As the reflected beam traverses the photosensor plate 26' (-if there is not dart in the dartboard 1) the resistors 33 and 32 will be at a potential near ground level during the traversing period. That means, also the output from the inverter pairs 43 and 42 will be at a steady logic low. When, however, the traversing beam is interrupted at a given x-dimension a short logic high pulse will develope across the terminals of the inverters which will be passed on by wire 45 and 46 respectively.

Wire 45 leads to the enabling inputs e for the three-way AND gates 49'. The second input to these gates is a disabling input d controlled from the memory section 65. The third gate input are the binary output of the counter 48 1.

The purpose of the disabling input is explained in the flow diagrams 4 a to 4c; during any first scanning cycle, all the disabling inputs are high. Therefore, at whatever moment the scanning beam is interrupted by a dart, the binary combination of the gate outputs will reflect the exact distance of the shadow projection on th scanning strip 26' from the beam starting point. One may define this distance as the produce of the clock pulse number coincident with the dart shadow projection multipled by a unit length. The unit length is of no interest in the further processing in the microprocessor M1 which converts the x-y coordinates into polar coordinates tgg and R. This is done in cooperation with library data held in the memory section 65.After producing the polar dimension data these are transferred to the microprocessor M3 via paralell data lines 77. A very similar event takes place with respect to the optical information from the scanning line II of the plate 26' (compare line DA2 in Fig. 5). It should be noted here that Fig. 7 is only illustrating the manner of procuring the x-dimension data. A similar not shown circuit is required for produce the y- dimension data which are presented to the microprocessor M1 at i,. In the microprocessor M3 the attitude angle deviation from the desirable 90 dart entry is calculated and possibly displayed on a screen.

(It may be considered one of the criteria of the skilled player). Next, the polar position data with due regard to any correction necessary on account of the said attitude angle are compared with the polar library data contained in the memory section 65 for the fixed dart segment border lines and this comparison identifies the exact position of the dart as being within one or another board segment.

Once the board segment is identified the output is passed to a weighting circuit 64 in accordance with the standard scores associated with a dart game. These score numbers are displayed for the first, second and third throw in columns a of the display sections 69 and 70 (for the two players) of the display unit 71.

In column a the three part throw scoring numbers are detailed and the sum is automatically produced by an initiating signal from the part throw counter 50. The same is stepped up on receipt of a pulse IMP from an impact transducer (not shown) which senses the arrival of a dart on the dart board. However, a similar signal may be obtained from the gates 49, which may be preferable. When there are two darts in the board, the scanning unit would sense the shadows from both darts, and one method for dealing with one dart at a time would be to pass the binary data for the first dart held in memory in sector 65 to the gates 49 as disabling data; therefore only the data for the second dart would be entered into the microprocessor.

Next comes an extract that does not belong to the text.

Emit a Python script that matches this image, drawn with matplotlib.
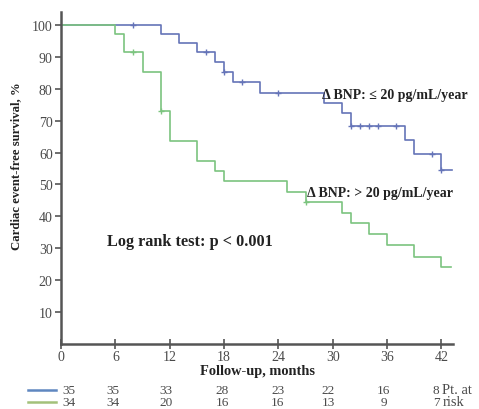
import matplotlib
matplotlib.use("Agg")
import matplotlib.pyplot as plt

# step curves: (time of drop, survival after drop)
blue_t = [0, 11, 13, 15, 17, 18, 19, 22, 29, 31, 32, 38, 39, 42, 43.2]
blue_s = [100, 97.1, 94.3, 91.4, 88.3, 85.2, 82.0, 78.7, 75.5, 72.3, 68.4, 64.0, 59.6, 54.4, 54.4]
blue_cens_t = [8, 16, 18, 20, 24, 32, 33, 34, 35, 37, 41, 42]
blue_cens_s = [100, 91.4, 85.2, 82.0, 78.7, 68.4, 68.4, 68.4, 68.4, 68.4, 59.6, 54.4]

green_t = [0, 6, 7, 9, 11, 12, 15, 17, 18, 25, 27, 31, 32, 34, 36, 39, 42, 43.1]
green_s = [100, 97.1, 91.4, 85.3, 72.9, 63.5, 57.3, 54.2, 51.0, 47.5, 44.5, 41.2, 37.8, 34.4, 31.0, 27.4, 24.0, 24.0]
green_cens_t = [8, 11, 27]
green_cens_s = [91.4, 72.9, 44.5]

risk_months = [0, 6, 12, 18, 24, 30, 36, 42]
risk_blue = [35, 35, 33, 28, 23, 22, 16, 8]
risk_green = [34, 34, 20, 16, 16, 13, 9, 7]

blue = "#6574b8"
green = "#7cc47f"
grey = "#4a4a4a"
serif = "Liberation Serif"

fig = plt.figure(figsize=(4.79, 4.10), dpi=100)
ax = fig.add_axes([0.1273, 0.1585, 0.819, 0.8095])

ax.step(blue_t, blue_s, where="post", color=blue, lw=1.2)
ax.plot(blue_cens_t, blue_cens_s, "+", color=blue, ms=5, mew=1)
ax.step(green_t, green_s, where="post", color=green, lw=1.2)
ax.plot(green_cens_t, green_cens_s, "+", color=green, ms=5, mew=1)

ax.set_xlim(0, 43.3)
ax.set_ylim(0, 104)
ax.set_xticks(risk_months)
ax.set_yticks(range(10, 101, 10))
for s in ["top", "right"]:
    ax.spines[s].set_visible(False)
for s in ["left", "bottom"]:
    ax.spines[s].set_color("#555555")
    ax.spines[s].set_linewidth(1.8)
ax.tick_params(axis="y", direction="out", length=4, width=1.2, color="#555555",
               labelsize=10, labelcolor=grey, pad=2)
ax.tick_params(axis="x", direction="inout", length=7, width=1.2, color="#555555",
               labelsize=10, labelcolor=grey, pad=0.5)
for lab in ax.get_xticklabels() + ax.get_yticklabels():
    lab.set_fontfamily(serif)

ax.set_ylabel("Cardiac event-free survival, %", fontfamily=serif, fontweight="bold",
              fontsize=9.2, color="#222222")
ax.yaxis.set_label_coords(-0.098, 0.54)
ax.set_xlabel("Follow-up, months", fontfamily=serif, fontweight="bold",
              fontsize=10.4, color="#222222", labelpad=1)

ax.text(28.8, 78.1, "\u0394 BNP: \u2264 20 pg/mL/year", fontfamily=serif, fontweight="bold",
        fontsize=10, color="#222222", ha="left", va="center")
ax.text(27.2, 47.5, "\u0394 BNP: > 20 pg/mL/year", fontfamily=serif, fontweight="bold",
        fontsize=10, color="#222222", ha="left", va="center")
ax.text(5.1, 32.3, "Log rank test: p < 0.001", fontfamily=serif, fontweight="bold",
        fontsize=11.7, color="#222222", ha="left", va="center")

# numbers at risk
offs = [0.9, -0.3, -0.4, -0.2, -0.1, -0.5, -0.4, -0.6]
for m, o, b, g in zip(risk_months, offs, risk_blue, risk_green):
    ax.text(m + o, -14.3, str(b), fontfamily=serif, fontsize=9.5, color=grey,
            ha="center", va="center", clip_on=False)
    ax.text(m + o, -18.1, str(g), fontfamily=serif, fontsize=9.5, color=grey,
            ha="center", va="center", clip_on=False)
ax.text(42.1, -14.3, "Pt. at", fontfamily=serif, fontsize=10.5, color=grey,
        ha="left", va="center", clip_on=False)
ax.text(42.1, -18.1, "risk", fontfamily=serif, fontsize=10.5, color=grey,
        ha="left", va="center", clip_on=False)
ax.plot([-3.6, -0.6], [-14.3, -14.3], color="#5f87c0", lw=1.8, clip_on=False)
ax.plot([-3.6, -0.6], [-18.1, -18.1], color="#a3c17a", lw=1.8, clip_on=False)

fig.savefig("out.png", dpi=100)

In this simplified form the procedure would not be satisfactory; the elimination of the earlier data must be done intelligently in a sequence of steps to be programmed.

After the third part throw (corresponding to output position "2" of the part-throw counter 50) the player must go to the board and before extracting the darts will press the button 'EXT.R.'. after which the result is displayed and the counter readied for the next throw cycle. Alternatively, if switch sw is closed, this occurs automatically. If a dart misses its target and* falls to the ground, the player must press button 'MTH' (manual throw) so that the display of the part-throws is shown in the correct order; the score would of course be zero.

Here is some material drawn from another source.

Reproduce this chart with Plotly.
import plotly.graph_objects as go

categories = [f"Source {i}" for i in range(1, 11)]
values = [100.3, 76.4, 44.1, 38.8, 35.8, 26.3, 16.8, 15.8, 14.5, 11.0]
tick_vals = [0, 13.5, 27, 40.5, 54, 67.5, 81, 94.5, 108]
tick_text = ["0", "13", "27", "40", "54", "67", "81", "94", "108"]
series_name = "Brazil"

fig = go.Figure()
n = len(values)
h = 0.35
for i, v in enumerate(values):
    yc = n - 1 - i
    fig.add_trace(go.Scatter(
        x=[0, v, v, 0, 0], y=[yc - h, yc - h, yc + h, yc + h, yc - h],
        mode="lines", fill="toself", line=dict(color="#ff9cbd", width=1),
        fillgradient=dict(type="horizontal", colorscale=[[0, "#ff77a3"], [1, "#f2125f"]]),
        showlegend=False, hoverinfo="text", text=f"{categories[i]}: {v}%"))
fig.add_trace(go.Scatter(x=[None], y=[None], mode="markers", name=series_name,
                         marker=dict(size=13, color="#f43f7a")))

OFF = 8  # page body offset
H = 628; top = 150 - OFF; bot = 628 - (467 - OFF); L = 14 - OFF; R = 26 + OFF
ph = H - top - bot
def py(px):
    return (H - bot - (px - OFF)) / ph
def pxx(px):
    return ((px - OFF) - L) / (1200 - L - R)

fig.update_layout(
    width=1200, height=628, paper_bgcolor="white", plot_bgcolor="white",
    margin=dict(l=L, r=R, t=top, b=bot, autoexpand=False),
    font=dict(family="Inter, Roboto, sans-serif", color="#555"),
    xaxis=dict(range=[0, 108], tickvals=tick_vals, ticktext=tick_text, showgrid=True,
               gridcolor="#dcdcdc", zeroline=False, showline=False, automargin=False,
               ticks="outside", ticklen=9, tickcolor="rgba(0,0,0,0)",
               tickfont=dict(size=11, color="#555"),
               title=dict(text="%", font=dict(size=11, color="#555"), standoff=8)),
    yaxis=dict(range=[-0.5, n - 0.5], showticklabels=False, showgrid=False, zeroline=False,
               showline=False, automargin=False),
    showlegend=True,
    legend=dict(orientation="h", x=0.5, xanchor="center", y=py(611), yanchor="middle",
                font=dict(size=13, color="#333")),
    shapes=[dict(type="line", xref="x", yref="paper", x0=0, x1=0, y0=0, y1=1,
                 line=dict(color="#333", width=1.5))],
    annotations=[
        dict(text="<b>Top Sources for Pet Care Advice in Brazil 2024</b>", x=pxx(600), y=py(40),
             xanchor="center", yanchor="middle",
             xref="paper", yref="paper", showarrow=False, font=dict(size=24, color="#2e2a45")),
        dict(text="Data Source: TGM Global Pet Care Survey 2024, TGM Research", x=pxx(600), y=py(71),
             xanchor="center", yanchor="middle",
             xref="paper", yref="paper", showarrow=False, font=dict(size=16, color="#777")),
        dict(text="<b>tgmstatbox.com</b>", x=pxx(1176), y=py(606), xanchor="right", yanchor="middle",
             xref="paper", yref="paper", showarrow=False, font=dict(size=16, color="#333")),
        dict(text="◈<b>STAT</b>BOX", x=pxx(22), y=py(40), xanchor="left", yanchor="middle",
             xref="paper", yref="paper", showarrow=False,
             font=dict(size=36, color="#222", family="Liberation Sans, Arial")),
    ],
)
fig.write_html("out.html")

The system according to the invention also provides for a method of monitoring the alignment of the system against the position of the dartboard used. To this end, pins having the same thickness as those used in darts, can be clipped to the outer border wire bw of the dart board 1. (Fig. 6). Basically four pins suffice, namely in the x-dimension pins w and e, and in the y-dimensions pins n and s.

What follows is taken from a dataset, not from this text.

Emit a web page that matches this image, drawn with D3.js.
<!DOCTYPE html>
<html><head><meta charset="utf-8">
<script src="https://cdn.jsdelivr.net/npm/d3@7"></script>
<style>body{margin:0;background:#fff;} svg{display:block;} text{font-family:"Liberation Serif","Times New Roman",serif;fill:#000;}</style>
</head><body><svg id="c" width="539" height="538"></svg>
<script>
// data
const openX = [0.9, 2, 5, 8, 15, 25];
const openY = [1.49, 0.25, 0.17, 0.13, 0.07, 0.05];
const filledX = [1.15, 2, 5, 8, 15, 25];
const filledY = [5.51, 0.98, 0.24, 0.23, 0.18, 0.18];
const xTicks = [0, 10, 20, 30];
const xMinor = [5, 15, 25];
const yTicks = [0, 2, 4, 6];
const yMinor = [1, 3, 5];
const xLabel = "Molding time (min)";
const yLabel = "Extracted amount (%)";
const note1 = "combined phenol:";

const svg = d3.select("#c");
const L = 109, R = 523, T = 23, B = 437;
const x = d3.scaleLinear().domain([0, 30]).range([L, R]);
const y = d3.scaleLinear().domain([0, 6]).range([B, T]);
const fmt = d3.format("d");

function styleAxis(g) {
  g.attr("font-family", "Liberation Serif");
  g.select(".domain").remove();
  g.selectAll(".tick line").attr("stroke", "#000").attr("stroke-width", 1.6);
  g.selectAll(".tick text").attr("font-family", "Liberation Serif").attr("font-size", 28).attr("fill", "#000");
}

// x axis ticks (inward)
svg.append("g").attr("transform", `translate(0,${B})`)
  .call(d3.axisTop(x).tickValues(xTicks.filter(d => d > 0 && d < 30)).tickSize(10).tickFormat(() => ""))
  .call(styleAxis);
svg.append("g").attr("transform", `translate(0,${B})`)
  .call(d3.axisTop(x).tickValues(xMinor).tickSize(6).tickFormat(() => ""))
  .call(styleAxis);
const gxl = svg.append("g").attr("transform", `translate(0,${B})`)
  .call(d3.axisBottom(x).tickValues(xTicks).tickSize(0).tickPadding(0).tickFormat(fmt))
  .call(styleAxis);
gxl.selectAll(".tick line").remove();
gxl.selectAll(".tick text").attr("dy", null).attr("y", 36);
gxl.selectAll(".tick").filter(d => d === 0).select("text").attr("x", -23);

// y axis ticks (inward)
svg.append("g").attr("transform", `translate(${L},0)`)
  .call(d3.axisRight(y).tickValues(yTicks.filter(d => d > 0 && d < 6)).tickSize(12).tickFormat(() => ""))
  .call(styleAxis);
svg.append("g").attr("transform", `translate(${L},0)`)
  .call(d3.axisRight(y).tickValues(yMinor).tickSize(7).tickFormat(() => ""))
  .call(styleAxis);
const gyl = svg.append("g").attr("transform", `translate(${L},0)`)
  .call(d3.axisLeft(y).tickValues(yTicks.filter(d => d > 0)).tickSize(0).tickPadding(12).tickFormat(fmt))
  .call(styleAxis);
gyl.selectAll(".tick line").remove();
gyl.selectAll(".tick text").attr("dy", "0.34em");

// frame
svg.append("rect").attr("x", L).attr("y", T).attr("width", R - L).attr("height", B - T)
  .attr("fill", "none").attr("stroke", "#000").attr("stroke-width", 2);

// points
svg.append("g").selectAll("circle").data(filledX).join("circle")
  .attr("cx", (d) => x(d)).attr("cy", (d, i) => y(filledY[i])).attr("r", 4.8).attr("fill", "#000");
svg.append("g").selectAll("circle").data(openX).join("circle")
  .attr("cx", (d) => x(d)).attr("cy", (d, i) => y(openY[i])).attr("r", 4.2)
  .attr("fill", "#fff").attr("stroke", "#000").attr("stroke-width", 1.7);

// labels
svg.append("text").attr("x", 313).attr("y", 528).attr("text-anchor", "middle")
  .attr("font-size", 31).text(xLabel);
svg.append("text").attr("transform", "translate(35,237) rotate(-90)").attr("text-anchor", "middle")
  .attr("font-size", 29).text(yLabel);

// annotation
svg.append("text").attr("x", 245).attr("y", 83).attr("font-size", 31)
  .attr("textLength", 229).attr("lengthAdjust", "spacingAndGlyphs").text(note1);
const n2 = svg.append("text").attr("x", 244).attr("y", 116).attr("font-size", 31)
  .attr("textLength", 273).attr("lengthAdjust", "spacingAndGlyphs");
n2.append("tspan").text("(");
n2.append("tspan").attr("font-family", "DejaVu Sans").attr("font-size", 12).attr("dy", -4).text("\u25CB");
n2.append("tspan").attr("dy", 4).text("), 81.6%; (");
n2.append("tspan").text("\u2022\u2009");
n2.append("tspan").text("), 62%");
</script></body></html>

A fifth one in the center C is added. Thereafter, the machine is switched on. A monitoring instrument 28 has two columns of lamps, the one on the left for the y-dimension comprising lamps marked s c n, and the right column for the x-dimension comprising lamps marked e c w. There are two rows, simply for the two sensor planes I and II since each must work well to give reliable dart positions especially when darts comes down under an angle, near a segment border. When all the lamps are alight, the system is properly aligned. If one or another lamp remains dark this gives an indication where misalignment exists and can therefore be adjusted accordingly. The knobs 29 and 30 permit small phase changes in the clock-pulse train to allow for circuit delays.

Claims (2)

1. An optical score identifier for target boards in projectile games, wherein are provided two optical scanning dimensions (for example horizontal and vertical) and, for each scanning dimension, two planes of scanning beams separated by a small distance just above and paralell with the target board surface, furthermore electro-optical beam receiving means for translating illumination variations due to a shadow effect of a projectile retained by the Board after impact, into corresponding electrical variations, memory devices to which said variations are transferred to reflect the spatial shadow projection in each of said dimensions and scanning planes, and electronic processing means for translating the said memorized location marks into the customary target sectors, and to display said sectors accordingly.

2. An optical score identifier for target boards in projectile games as in Claim 1 wherein the said electronic processing means comprise a correction program for detecting differences in the location of a projectile in the said two scanning planes for each dimension, and to evaluate these differences in terms of an angle of inclination of the projectile, to calculate therefrom the exact point of impact on the target board, and to display or otherwise record in humanly readable form said corrected impact point and said angle of inclination.